Marwing rode 15 winners last season in an abbreviated stint, but has already rocketed past that mark after 29 meetings - moving to 19 wins yesterday with victories on Towering Storm, Winning Instinct and Same World.
"I can't complain, I'm happy with the way my season is going," he said. "It is always nice to have winners and hopefully this run continues. I've put myself in a position where I can finish in that top five to finish the season."
Making the task more difficult for Marwing is the fact he is not the first option for any of the top stables, relying on support from a variety of trainers and taking what he can get.
Marwing's treble was for three different yards and his 19 wins have come from 10 different trainers - a diversity he said he needed when competing against the "big four" of Douglas Whyte, Zac Purton, Brett Prebble and Matthew Chadwick.

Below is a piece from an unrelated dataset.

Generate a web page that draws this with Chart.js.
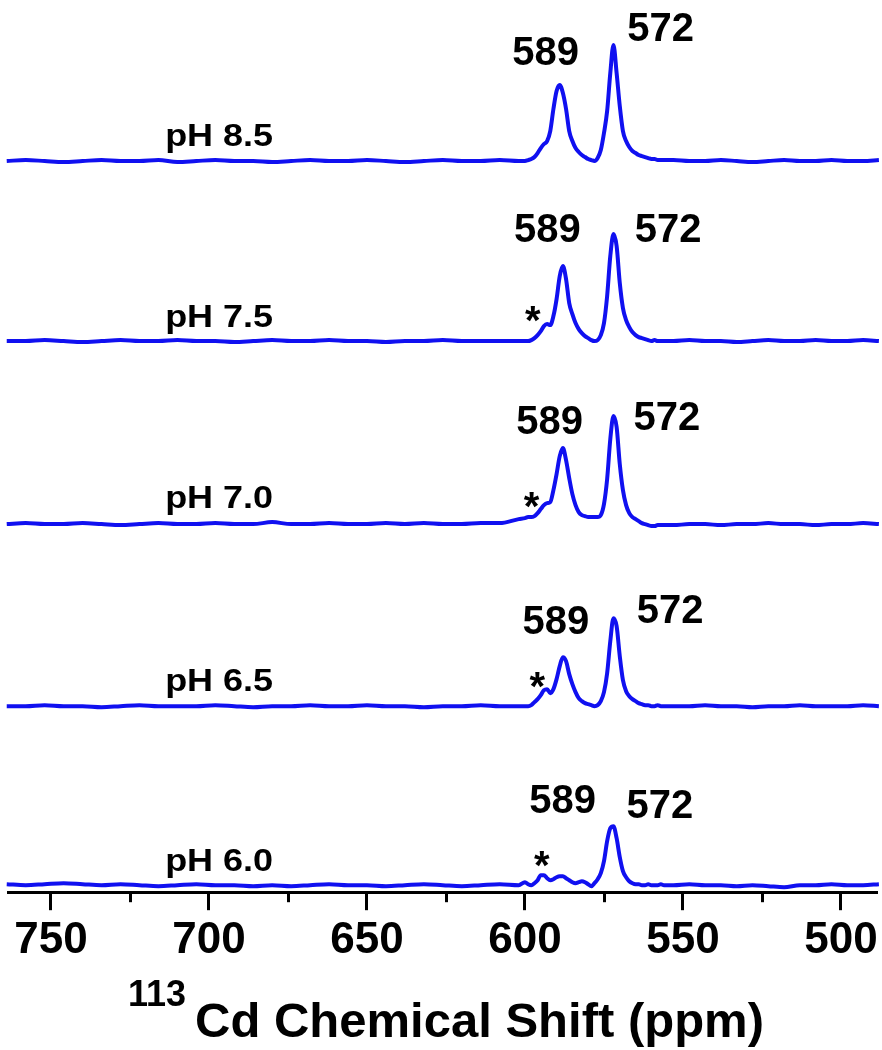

"It's not easy with Zac riding a lot of winners now as well, then you've got Douglas, who is having his usual excellent season, and Brett Prebble - it doesn't leave much," Marwing said. "So it's certainly not going to be an easy task - but hopefully I can continue punching away and maintain that top-five spot."
Even the ride on Michael Chang Chun-wai's Winning Instinct came by chance, the horse only getting a run after the withdrawal of Tom's Eighth - the trainer happy to end up with a strong, senior rider on board.
"When the horse was made first reserve, Douglas Whyte took the ride on Kingston Sparticus," Chang said. "You really have to ride this horse tough, my instructions in the parade ring were to get stuck into him, don't let him switch off. He needed a tough jockey and Weichong did the job exactly right."
Chang had gone to the blinkers last start on Winning Instinct, who was hindered by a slipped saddle when fifth on the all-weather track.
"Douglas came back and said he should have won had the saddle not slipped," the trainer said.
"The blinkers have helped him concentrate, he wasn't focused, just not travelling and coming on and off the bit in his races."
Marwing was given instructions to go forward, and ended up on the speed, but three-wide with no cover; the four-year-old hung on for his local maiden after a taxing run at his 10th start. "I didn't know much about the horse before.
"And I still don't know much about the horse really, he is tricky to ride," added Marwing.
"But he has obviously got a little bit of ability to win after the run he got."